▶ [TASK TO CARRY OUT]:
Take the listing from its first line through the line that contains "minimum width=120pt, minimum" and please retype those lines exactly, leaving out the pictures.
— start —
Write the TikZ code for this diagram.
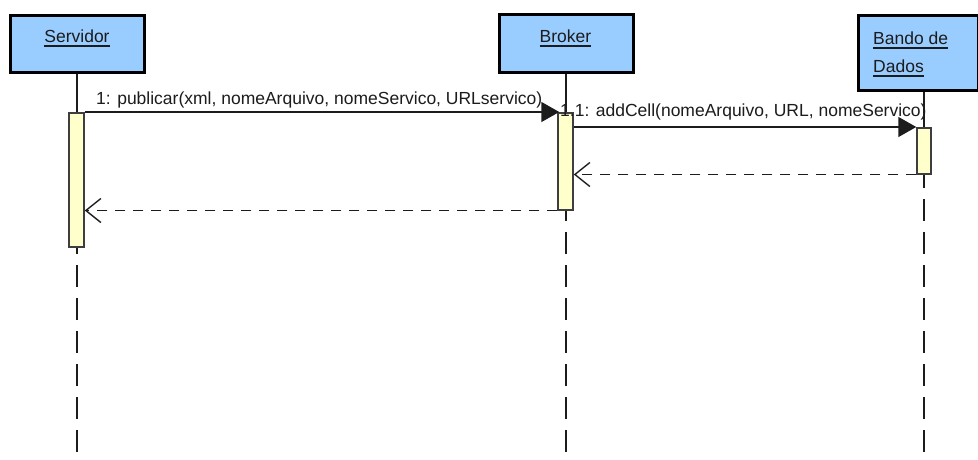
\documentclass[tikz,border=0pt]{standalone}
\usepackage{fontspec}
\setmainfont{Liberation Sans}
\usetikzlibrary{arrows.meta,calc}
\definecolor{objblue}{HTML}{99CCFF}
\definecolor{actyellow}{HTML}{FFFFCC}
\definecolor{ink}{HTML}{1C1C1C}
\begin{document}
\begin{tikzpicture}[x=1pt,y=-1pt,
  objbox/.style={draw=black, line width=2.6pt, fill=objblue, inner sep=0pt},
  actbox/.style={draw=ink!85, line width=1.5pt, fill=actyellow, inner sep=0pt, minimum width=15pt},
  lbl/.style={font=\fontsize{17.5}{20}\selectfont, text=ink, inner sep=0pt},
  ulline/.style={draw=ink, line width=1.3pt},
  life/.style={draw=ink, line width=1.6pt},
  lifedash/.style={life, dash pattern=on 22pt off 11pt},
  msg/.style={draw=ink, line width=1.6pt, -{Triangle[length=18pt,width=20pt]}},
  ret/.style={draw=ink, line width=1.6pt, dash pattern=on 10pt off 8pt,
     -{Straight Barb[length=15pt,width=24pt,line width=1.4pt]}}]
\useasboundingbox (0,0) rectangle (978,460);
\fill[white] (0,0) rectangle (978,460);
\coordinate (bottom) at (0,462);

% object boxes
\node[objbox, minimum width=134pt, minimum height=57pt, anchor=north west] (srv) at (9,14) {};
\node[objbox, minimum width=134pt, minimum height=58pt, anchor=north west] (brk) at (498,13) {};
\node[objbox, minimum width=120pt, minimum height=75pt, anchor=north west] (bdd) at (857,14) {};

% lifeline x positions
\coordinate (srvx) at (77,0);
\coordinate (brkx) at (566,0);
\coordinate (bddx) at (924,0);

% lifelines (behind activations)
\draw[life] (srv.south -| srvx) -- (srvx |- 0,112);
\draw[life] (brk.south -| brkx) -- (brkx |- 0,112);
\draw[life] (bdd.south -| bddx) -- (bddx |- 0,127);
\draw[lifedash, dash phase=14pt] (srvx |- 0,246) -- (srvx |- bottom);
\draw[lifedash, dash phase=10pt] (brkx |- 0,209) -- (brkx |- bottom);
\draw[lifedash, dash phase=7pt] (bddx |- 0,173) -- (bddx |- bottom);

% activations
\node[actbox, minimum height=134pt, anchor=north] (sa) at (76.5,112) {};
\node[actbox, minimum height=97pt, anchor=north] (ba) at (565.5,112) {};
\node[actbox, minimum height=46pt, minimum width=14pt, anchor=north] (da) at (924,127) {};

% labels in boxes
\node[lbl, anchor=base] (srvt) at (77,43) {Servidor};
\draw[ulline] ([yshift=-3pt]srvt.base west) -- ([yshift=-3pt]srvt.base east);
\node[lbl, anchor=base] (brkt) at (565.5,43) {Broker};
\draw[ulline] ([yshift=-3pt]brkt.base west) -- ([yshift=-3pt]brkt.base east);
\node[lbl, anchor=base west] (bddt1) at (873,45) {Bando de\ };
\draw[ulline] ([yshift=-3pt]bddt1.base west) -- ([yshift=-3pt]bddt1.base east);
\node[lbl, anchor=base west] (bddt2) at (873,73) {Dados};
\draw[ulline] ([yshift=-3pt]bddt2.base west) -- ([yshift=-3pt]bddt2.base east);

% message labels
\node[lbl, anchor=base west] (m1t) at (96,105) {1: publicar(xml, nomeArquivo, nomeServico, URLservico)};
\node[lbl, anchor=base west] (m2t) at (560,117) {1.1: addCell(nomeArquivo, URL, nomeServico)};

% messages
\draw[msg] (sa.north east) -- ([xshift=2pt]ba.north west);
\draw[msg] (ba.east |- da.north) -- (da.north west);
\draw[ret] (da.south west) -- (ba.east |- da.south);
\draw[ret] (ba.south west) -- (sa.east |- ba.south);
\end{tikzpicture}
\end{document}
— end —
▶ [THE COMPLETED TASK]:
Write the TikZ code for this diagram.
\documentclass[tikz,border=0pt]{standalone}
\usepackage{fontspec}
\setmainfont{Liberation Sans}
\usetikzlibrary{arrows.meta,calc}
\definecolor{objblue}{HTML}{99CCFF}
\definecolor{actyellow}{HTML}{FFFFCC}
\definecolor{ink}{HTML}{1C1C1C}
\begin{document}
\begin{tikzpicture}[x=1pt,y=-1pt,
  objbox/.style={draw=black, line width=2.6pt, fill=objblue, inner sep=0pt},
  actbox/.style={draw=ink!85, line width=1.5pt, fill=actyellow, inner sep=0pt, minimum width=15pt},
  lbl/.style={font=\fontsize{17.5}{20}\selectfont, text=ink, inner sep=0pt},
  ulline/.style={draw=ink, line width=1.3pt},
  life/.style={draw=ink, line width=1.6pt},
  lifedash/.style={life, dash pattern=on 22pt off 11pt},
  msg/.style={draw=ink, line width=1.6pt, -{Triangle[length=18pt,width=20pt]}},
  ret/.style={draw=ink, line width=1.6pt, dash pattern=on 10pt off 8pt,
     -{Straight Barb[length=15pt,width=24pt,line width=1.4pt]}}]
\useasboundingbox (0,0) rectangle (978,460);
\fill[white] (0,0) rectangle (978,460);
\coordinate (bottom) at (0,462);

% object boxes
\node[objbox, minimum width=134pt, minimum height=57pt, anchor=north west] (srv) at (9,14) {};
\node[objbox, minimum width=134pt, minimum height=58pt, anchor=north west] (brk) at (498,13) {};
\node[objbox, minimum width=120pt, minimum height=75pt, anchor=north west] (bdd) at (857,14) {};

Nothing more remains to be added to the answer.